In the evening, the city center is illuminated! The Governor's palace is opened for the occasion to the curious who wandering in gardens decorated with thousand garlands and bulbs. In a clockwise direction, the crowd walk and take pictures in a place traditionally forbidden to visitors. Close to the palace, the Bharathi Park is filled of all these illuminations. Above its long paths, tinsels have been tightened in the shape of a V inverted. Two paths have the colours of the French flag, another one those of the Indian flag, and the last is fully golden. In the center of the park, the Aayi Mandapam – the symbol of Pondicherry with its French colonial architecture – is completely lightened by projections going from pale pink to dark blue.
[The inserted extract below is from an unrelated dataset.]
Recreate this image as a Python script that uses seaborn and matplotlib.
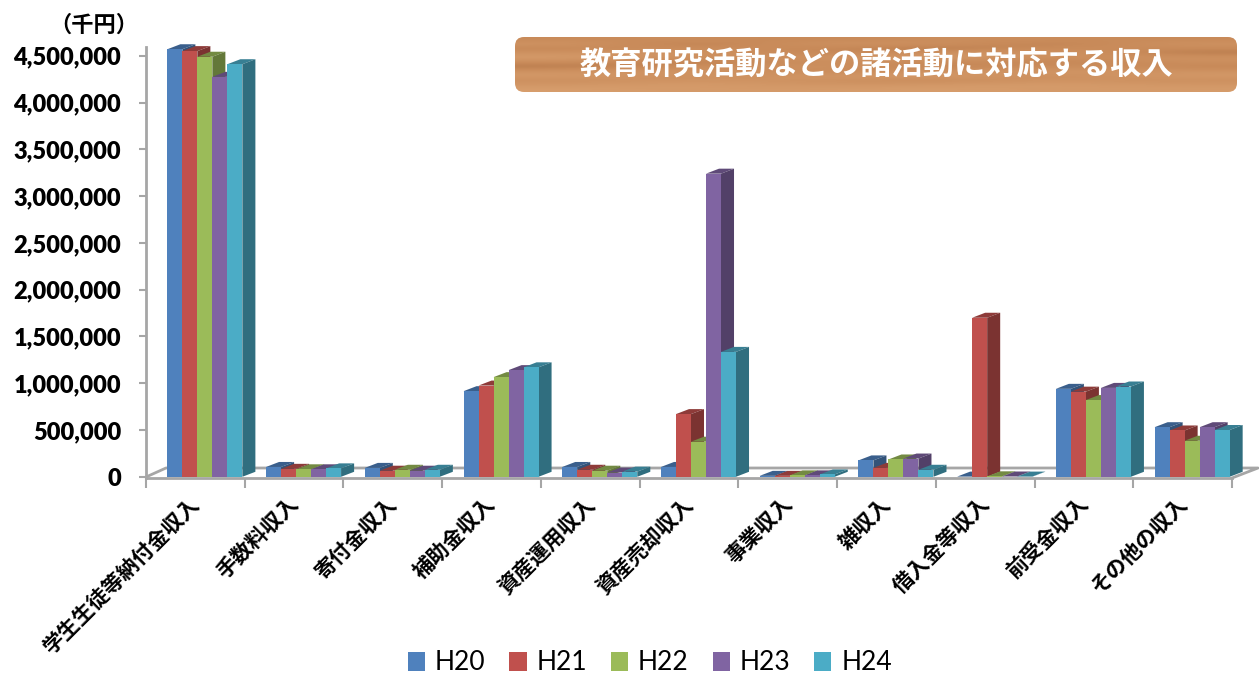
import numpy as np
import pandas as pd
import seaborn as sns
import matplotlib.pyplot as plt
from matplotlib.colors import to_rgb, LinearSegmentedColormap
from matplotlib.lines import Line2D
from matplotlib.patches import Polygon, FancyBboxPatch, Patch

categories = ['学生生徒等納付金収入', '手数料収入', '寄付金収入', '補助金収入', '資産運用収入',
              '資産売却収入', '事業収入', '雑収入', '借入金等収入', '前受金収入', 'その他の収入']
years = ['H20', 'H21', 'H22', 'H23', 'H24']
h20 = [4570000, 105000, 95000, 915000, 105000, 105000, 10000, 175000, 2000, 940000, 530000]
h21 = [4550000, 85000, 65000, 975000, 75000, 670000, 10000, 95000, 1700000, 910000, 495000]
h22 = [4490000, 80000, 75000, 1065000, 65000, 375000, 15000, 185000, 5000, 820000, 385000]
h23 = [4275000, 80000, 65000, 1140000, 45000, 3240000, 15000, 195000, 3000, 950000, 530000]
h24 = [4410000, 90000, 75000, 1170000, 55000, 1335000, 25000, 75000, 2000, 965000, 500000]
colors = ['#4F81BD', '#C0504D', '#9BBB59', '#8064A2', '#4BACC6']
yticks = [0, 500000, 1000000, 1500000, 2000000, 2500000, 3000000, 3500000, 4000000, 4500000]

W, H = 1259, 673
def fx(x):
    return x / W
def fy(y):
    return 1 - y / H

df = pd.DataFrame({
    'category': categories * 5,
    'year': np.repeat(years, len(categories)),
    'value': h20 + h21 + h22 + h23 + h24,
})

plt.rcParams['font.family'] = ['Noto Sans CJK JP', 'DejaVu Sans']
fig = plt.figure(figsize=(W / 100, H / 100), dpi=100)
ax = fig.add_axes([fx(146), fy(478), fx(1232 - 146), (478 - 47) / H])
ax.patch.set_alpha(0)

sns.barplot(data=df, x='category', y='value', hue='year', palette=colors, saturation=1,
            width=0.76, gap=0, dodge=True, legend=False, ax=ax)

# fake 3D: side and top faces hung on every seaborn bar
shift = 0.096
ax.set_xlim(-0.5 - shift, 10.5 - shift)
ax.set_ylim(-13000, 4594000)
depth_x = 13 / 98.5
depth_y = 5 / 93.6 * 1e6
for j, cont in enumerate(ax.containers):
    base = np.array(to_rgb(colors[j]))
    for bar in cont:
        x0, w, h = bar.get_x(), bar.get_width(), bar.get_height()
        x1 = x0 + w
        z = 3 + j * 0.1
        bar.set_zorder(z + 0.05)
        top = [(x0, h), (x1, h), (x1 + depth_x, h + depth_y), (x0 + depth_x, h + depth_y)]
        side = [(x1, 0), (x1 + depth_x, depth_y), (x1 + depth_x, h + depth_y), (x1, h)]
        ax.add_patch(Polygon(top, closed=True, fc=base * 0.74, ec='none', zorder=z, clip_on=False))
        ax.add_patch(Polygon(side, closed=True, fc=base * 0.64, ec='none', zorder=z, clip_on=False))

sns.despine(ax=ax, top=True, right=True)
for s in ['left', 'bottom']:
    ax.spines[s].set_color('#A6A6A6')
    ax.spines[s].set_linewidth(2)

ax.set_xlabel('')
ax.set_ylabel('')
ax.set_yticks(yticks)
ax.set_yticklabels([f'{v:,}' for v in yticks], fontfamily='Lato', fontweight='heavy', fontsize=17)
ax.tick_params(axis='y', length=5, width=1.5, color='#A6A6A6', pad=13)

n = len(categories)
edges = np.arange(n + 1) - 0.5 - shift
ax.set_xticks(edges, minor=True)
ax.tick_params(axis='x', which='minor', length=7, width=1.5, color='#A6A6A6')
ax.set_xticks(np.arange(n) - 0.16)
ax.set_xticklabels(categories, rotation=45, ha='right', va='top', rotation_mode='anchor',
                   fontsize=15.2, fontweight='bold')
ax.tick_params(axis='x', which='major', length=0, pad=11)

# floor of the 3D box
xs, ys = (146, 166, 1258, 1232), (477, 468, 468, 478)
fig.add_artist(Line2D([fx(v) for v in xs], [fy(v) for v in ys], color='#A6A6A6', lw=2, zorder=-1))

fig.text(fx(94), fy(25), '（千円）', ha='center', va='center', fontsize=16, fontweight='bold')

# wood banner
wood = LinearSegmentedColormap.from_list('wood', ['#A0653A', '#C88A59', '#D9A06F'])
band = [[0.5, 0.6, 0.45, 0.6, 0.55, 0.5],
        [0.75, 0.3, 0.7, 0.65, 0.35, 0.7],
        [0.45, 0.6, 0.5, 0.25, 0.6, 0.5],
        [0.7, 0.75, 0.4, 0.7, 0.75, 0.3],
        [0.9, 0.6, 0.7, 0.85, 0.6, 0.7],
        [0.55, 0.3, 0.6, 0.55, 0.4, 0.6],
        [0.3, 0.6, 0.75, 0.35, 0.65, 0.45],
        [0.7, 0.8, 0.45, 0.7, 0.8, 0.7],
        [0.85, 0.6, 0.8, 0.9, 0.55, 0.85],
        [0.6, 0.75, 0.65, 0.5, 0.75, 0.6],
        [0.8, 0.9, 0.75, 0.85, 0.9, 0.8],
        [0.95, 0.85, 0.9, 0.95, 0.85, 0.9]]
bx = fig.add_axes([fx(515), fy(92), fx(722), 55 / H])
bx.axis('off')
im = bx.imshow(band, cmap=wood, vmin=0, vmax=1, aspect='auto', extent=(0, 722, 0, 55), interpolation='bicubic')
clip = FancyBboxPatch((7, 7), 708, 41, boxstyle='round,pad=7,rounding_size=9', transform=bx.transData, fc='none', ec='none')
bx.add_patch(clip)
im.set_clip_path(clip)
bx.text(361, 27, '教育研究活動などの諸活動に対応する収入', color='white', ha='center', va='center',
        fontsize=22.5, fontweight='bold')

handles = [Patch(fc=c, ec='none', label=y) for c, y in zip(colors, years)]
fig.legend(handles=handles, loc='center', bbox_to_anchor=(fx(650), fy(663)), ncol=5, frameon=False,
           prop={'family': 'Lato', 'size': 19}, handlelength=0.65, handleheight=0.75,
           handletextpad=0.38, columnspacing=0.9, borderpad=0)

plt.savefig('out.png', dpi=100)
Indians take pictures, sit down on benches, discuss between them and stay a moment to enjoy the night.
On the Gandhi Thidal place, in front of the Indian leader statue, a stage was erected to welcome a whole succession of dance shows, singings and facetious artists. The crowd is important in front of the stage to enjoy the show. During several hours the loudspeakers replicate songs and rhythmic at a high volume! On the way back to Goubert Avenue, you join the Indian inhabitants walking along the sea. Except religious commemorations, Pondicherry never knows so much affluence in its main streets: it becomes a real anthill, like all the Indian cities this night.